Certain Characteristics Here Distinguish City from Others [Durham Sun, date unknown. Late 1950s/Early 1960s most likely]
by Bill Strawn
Durham has certain characteristics which give the City individuality and distinguish it from most other major North Carolina cities.
What other Tarheel City can boast of anything approximating Duke University and Durham's tobacco plants? What other city can match the medical facilities of Duke, Watts, Lincoln, McPherson, and the Veterans Hospitals?
The pleasant aroma of tobacco is another noteworthy feature of Durham. Visitors often comment favorably on the odor, but many long-time Durham residents no longer notice it.
Durham is different from most other big North Carolina cities in another respect. Many of the City's civic and business leaders take two hours or longer for lunch.
Consciously or unconsciously, many community leaders adhere to the medical adage that a leisurely meal is a digestive aid and an ulcer preventive.
Another Durham feature which comes as an unexpected and pleasant surprise to out-of-town visitors is the absence of parking meters.
Speaking of meters suggests another way in which Durham isn't a typical Tarheel city. Pedestrians in large numbers will cross busy downtown streets at almost any point, with the number of vehicles and not traffic signals determining when they dash across.
Durham residents have been known to remark that it's safer to cross busy downtown streets outside pedestrian crossing lanes than it is to use the lanes. The fact that the traffic accident rate involving pedestrians in the central business area is lower than in some other cities seems to support this theory.
A City Councilman recently stated that Durham "has educated its people to be jaywalkers." He wasn't carping; not at all. In fact, his tone implied admirations for the fleetness of foot of Durham pedestrians.

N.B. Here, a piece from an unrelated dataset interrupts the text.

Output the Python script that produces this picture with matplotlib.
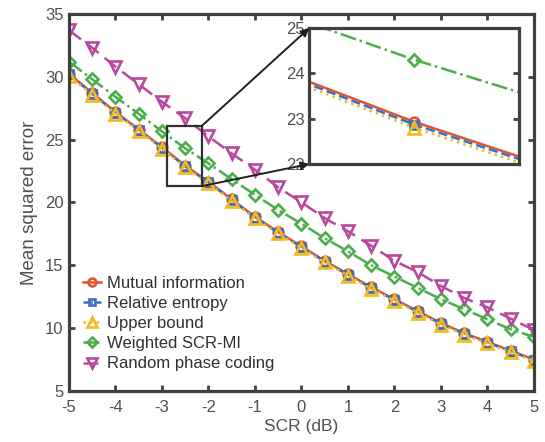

IT'S A DURHAM CUSTOM - Pedestrian crossing of busy downtown streets without guidance from traffic lights as the group above is doing on Main Street is a common practice which makes Durham unique among big North Carolina cities. The agility of local pedestrians recently caused City Council members to pay informal tribute to their ability to traverse streets with few accidents. As a matter of fact, some contend Jaywalking in the middle of the block is safer than crossing with the light at a corner where automobile drivers customarily ignore pedestrian rights-of-way.